From: Barbara Lamar (altamiratexas@earthlink.net)
Date: Tue Jan 23 2001 - 12:35:37 MST
Michael Lorrey wrote:
>Contrary to claims of many of the tree huggers who yap that the sky is
>falling and the world is ending from global warming of a scale that is
>unprescedented, there is new evidence that the world has become some 10
>degrees chillier over the last 3.2 million years. Read it and weep,
>Greenpeace.
Even if the world is now on average 10 degrees cooler than it was 3.2
million years ago, a warming trend NOW--even if the final result were still
a cooler world than existed 3.2 million years ago--would still result in
big changes.
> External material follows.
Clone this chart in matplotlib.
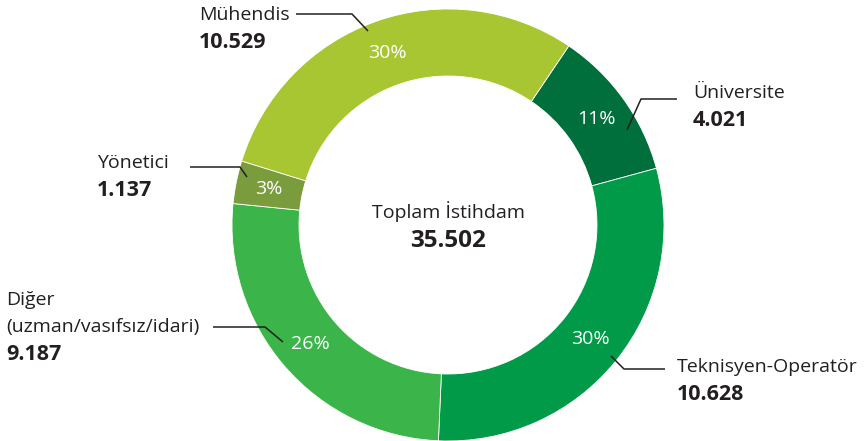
import matplotlib.pyplot as plt

# veriler
labels = ['Üniversite', 'Teknisyen-Operatör', 'Diğer\n(uzman/vasıfsız/idari)', 'Yönetici', 'Mühendis']
values = [4021, 10628, 9187, 1137, 10529]
value_labels = ['4.021', '10.628', '9.187', '1.137', '10.529']
colors = ['#006f3c', '#009a49', '#3bb54a', '#7a9c3c', '#a8c532']
total_label = '35.502'
center_title = 'Toplam İstihdam'

W, H = 867, 441
plt.rcParams['font.family'] = ['Open Sans', 'DejaVu Sans']
dark = '#231f20'

fig = plt.figure(figsize=(W / 100, H / 100), dpi=100)
ax = fig.add_axes([0, 0, 1, 1])

wedges, texts, autotexts = ax.pie(
    values, colors=colors, startangle=56, counterclock=False,
    center=(448, H - 225), radius=216, frame=True,
    autopct='%.0f%%', pctdistance=0.845,
    wedgeprops=dict(width=67, edgecolor='white', linewidth=0.6),
    textprops=dict(color='white', fontsize=14))

ax.set_xlim(0, W)
ax.set_ylim(0, H)
ax.set_aspect('equal')
ax.axis('off')

ax.text(448, H - 212, center_title, ha='center', va='center', fontsize=14, color=dark)
ax.text(448, H - 241, total_label, ha='center', va='center', fontsize=17.5,
        fontweight='bold', color=dark)

# etiket yerlesimi (piksel): leader cizgisi, metin konumu
layout = [
    ([(627, 130), (641, 99), (677, 99)], (693, 93)),
    ([(611, 356), (624, 369), (665, 369)], (677, 367)),
    ([(283, 342), (265, 327), (213, 327)], (6, 300)),
    ([(247, 177), (240, 167), (190, 167)], (97, 163)),
    ([(368, 31), (352, 14), (296, 14)], (199, 15)),
]

for lab, val, (pts, (tx, ty)) in zip(labels, value_labels, layout):
    xs = [p[0] for p in pts]
    ys = [H - p[1] for p in pts]
    ax.plot(xs, ys, color=dark, lw=1.1, solid_capstyle='butt')
    lines = lab.split('\n')
    for i, line in enumerate(lines):
        ax.text(tx, H - ty - 27 * i, line, ha='left', va='center', fontsize=14, color=dark)
    ax.text(tx, H - ty - 27 * len(lines), val, ha='left', va='center', fontsize=15.5,
            fontweight='bold', color=dark)

fig.savefig('out.png', dpi=100)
Our centers of population and agricultural production have
been determined by the climate of the past several hundred years rather
than the climate of 3.2 million years ago.
Below is an article that was published yesterday that describes some of the
adjustments that will likely be required due to the present warming trend.
Barbara
http://news.excite.com/news/r/010122/09/news-environment-warming-dc
SHANGHAI (Reuters) - The earth's atmosphere is warming faster than
expected, evidence is mounting that humans are to blame and tens of
millions of people may be forced from low-lying areas as seas rise, the
U.N. said on Monday.
"We see changes in climate, we believe we humans are involved and we're
projecting future climate changes much more significant over the next 100
years than the last 100 years," said Robert Watson of the U.N.'s
Intergovernmental Panel on Climate Change.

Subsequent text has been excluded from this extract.